Tuesday, April 28, 2015

Shadows and Ashes: Remembering Dorothy Day

"They shall beat their swords into plowshares, and their spears into pruning hooks. Nation shall not lift up sword against nation. Neither shall they learn war any more." Isaiah 2:4

I'm at the Isaiah Wall that is directly across the street from the United Nations building. It is 8:30 AM, and across the street delegates to the NPT Non-Proliferation Treaty Review Conference are entering the building as it begins its second day.

Police vans are pulling and making their preparations for the expected onslaught of nuclear abolitionists who will soon arrive for the 9:30 vigil here and the subsequent nonviolent direct action at the US Mission to the United Nations just down the block.

The sun is shining and the tree in front of the Isaiah Wall is bursting with the beauty of Spring. In an instant all this could disappear in a blinding flash and, quite ironically, Isaiah's words just might remain while every living thing around it would be vaporized or incinerated, the shadows created from their ash etched into the stone surface.

The letters etched into the stone of the wall are a relatively permanent reminder of the words of the prophet Isaiah who, like most prophets, have been ignored through the centuries by leaders of so many nations and those who follow them blindly into the madness of war.

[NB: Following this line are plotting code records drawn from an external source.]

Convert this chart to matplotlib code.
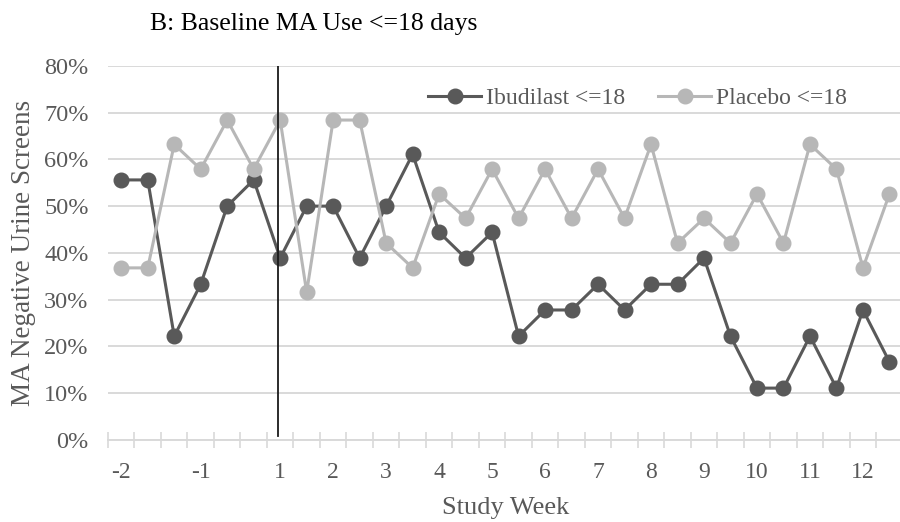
import matplotlib
matplotlib.use("Agg")
import matplotlib.pyplot as plt
import numpy as np

# 30 study timepoints (two screens per week), labels only on some of them
week_labels = ["-2", "", "", "-1", "", "", "1", "", "2", "", "3", "", "4", "",
               "5", "", "6", "", "7", "", "8", "", "9", "", "10", "", "11", "",
               "12", ""]

ibudilast = [55.6, 55.6, 22.2, 33.3, 50.0, 55.6, 38.9, 50.0, 50.0, 38.9,
             50.0, 61.1, 44.4, 38.9, 44.4, 22.2, 27.8, 27.8, 33.3, 27.8,
             33.3, 33.3, 38.9, 22.2, 11.1, 11.1, 22.2, 11.1, 27.8, 16.7]

placebo = [36.8, 36.8, 63.2, 57.9, 68.4, 57.9, 68.4, 31.6, 68.4, 68.4,
           42.1, 36.8, 52.6, 47.4, 57.9, 47.4, 57.9, 47.4, 57.9, 47.4,
           63.2, 42.1, 47.4, 42.1, 52.6, 42.1, 63.2, 57.9, 36.8, 52.6]

plt.rcParams['font.family'] = ['Liberation Serif', 'DejaVu Serif']

dark = '#595959'
light = '#b7b7b7'
grid_c = '#d9d9d9'

fig = plt.figure(figsize=(9, 5.22), dpi=100)
ax = fig.add_axes([0.12, 0.157, 0.883, 0.717])

x = np.arange(len(ibudilast))
ax.plot(x, ibudilast, color=dark, lw=2.2, marker='o', ms=10.5,
        label='Ibudilast <=18', zorder=3)
ax.plot(x, placebo, color=light, lw=2.2, marker='o', ms=10.5,
        label='Placebo <=18', zorder=4)

# start of treatment marker
ax.plot([5.92, 5.92], [0.8, 80], color='#1a1a1a', lw=1.3, zorder=6)

ax.set_ylim(0, 80)
ax.set_xlim(-0.5, len(x) - 0.5)
ax.set_yticks(np.arange(0, 81, 10))
ax.set_yticklabels([f"{v}%" for v in range(0, 81, 10)])
ax.yaxis.grid(True, color=grid_c, lw=1.4)
ax.set_axisbelow(True)

ax.set_xticks(x)
ax.set_xticklabels(week_labels)
ax.set_xticks(np.arange(-0.5, len(x)), minor=True)
ax.tick_params(axis='x', which='major', length=0, pad=16,
               labelsize=17, labelcolor=dark)
ax.tick_params(axis='x', which='minor', direction='inout', length=11,
               width=1.2, color=grid_c)
ax.tick_params(axis='y', length=0, pad=14, labelsize=17.5, labelcolor=dark)

for s in ['top', 'right', 'left']:
    ax.spines[s].set_visible(False)
ax.spines['bottom'].set_color(grid_c)
ax.spines['bottom'].set_linewidth(1.4)

ax.set_xlabel('Study Week', fontsize=19, color=dark, labelpad=10)
ax.set_ylabel('MA Negative Urine Screens', fontsize=19.5, color=dark,
              labelpad=6)

fig.text(0.167, 0.954, 'B: Baseline MA Use <=18 days', fontsize=18.5,
         color='black', va='center', ha='left')

ax.legend(loc='center right', bbox_to_anchor=(0.93, 0.912), ncol=2,
          frameon=False, fontsize=17, labelcolor=dark, borderpad=0,
          borderaxespad=0, handlelength=2.25, columnspacing=1.4,
          handletextpad=0.2)

fig.savefig('out.png', dpi=100)
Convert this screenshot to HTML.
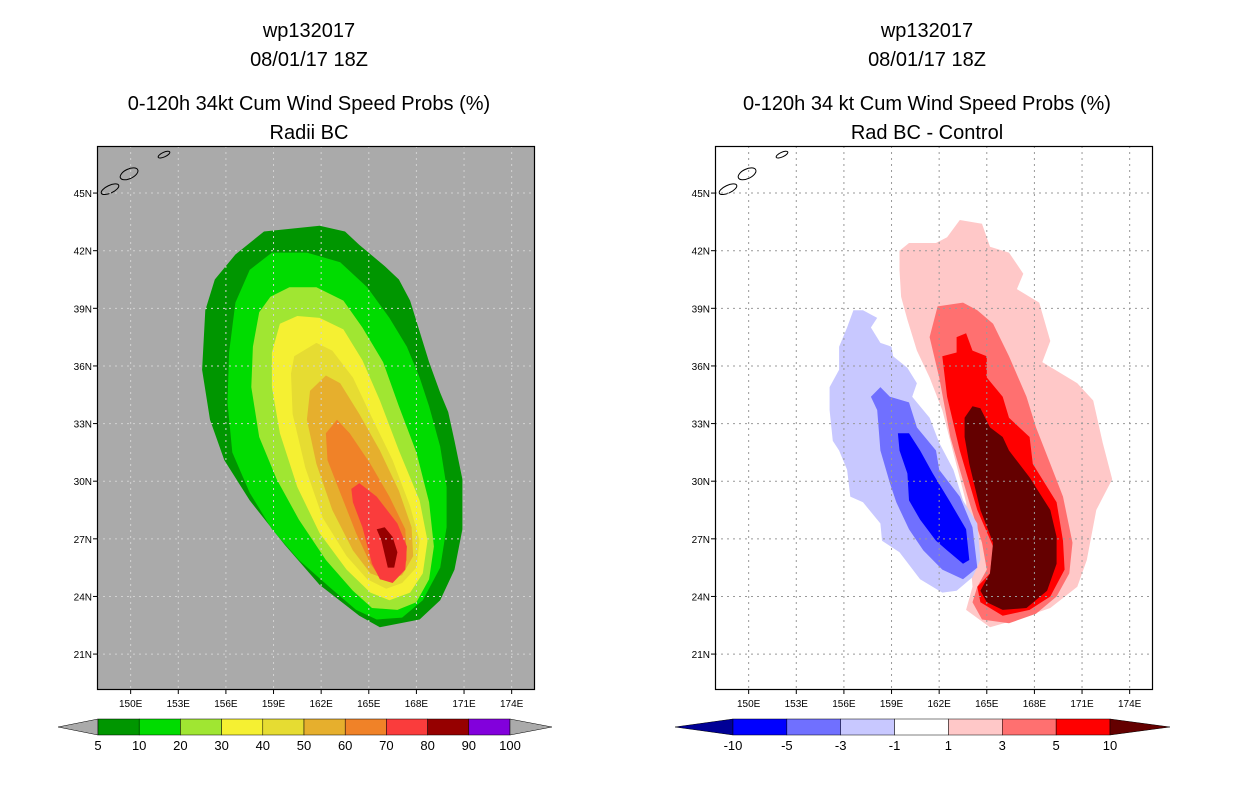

Yet many people have resisted and called humanity to something better. As I walked up the steps circling up by the wall I saw, at the top of the stairs, an icon of the Cold War - the days of duck and cover, of bomb shelters and mutually Assured Destruction. It was a rusting fallout shelter sign over a nondescript door.

It was a stark reminder of my childhood, when students at my elementary school would walk from the school roughly a mile or two to the nearest official fallout shelter during the many Civil Defense drills held in those days.

It was also a reminder of Dorothy Day and other resisters who, during the Cold War, refused to enter the fallout shelters in New York during the drills, and were arrested for doing so. 

Yes, this actually is a photo (taken with an ancient iPhone) I took
 this morning above a doorway overlooking the Isaiah Wall.
 Some of the participants in today's action will engage in active resistance to the nuclear weapons policies of the US, and in the spirit of Dorothy Day and so many others, blocking the entrances to the US Mission to the United Nations, risking arrest for their actions. The name of today's action is "SHADOWS AND ASHES: Direct Action for Nuclear Disarmament."

We go forward together this morning in the spirit of nonviolence, with Isaiah's words etched on our hearts. May those words reach those gathered at the UN, and may we beat our swords into plowshares, and may we make war no more!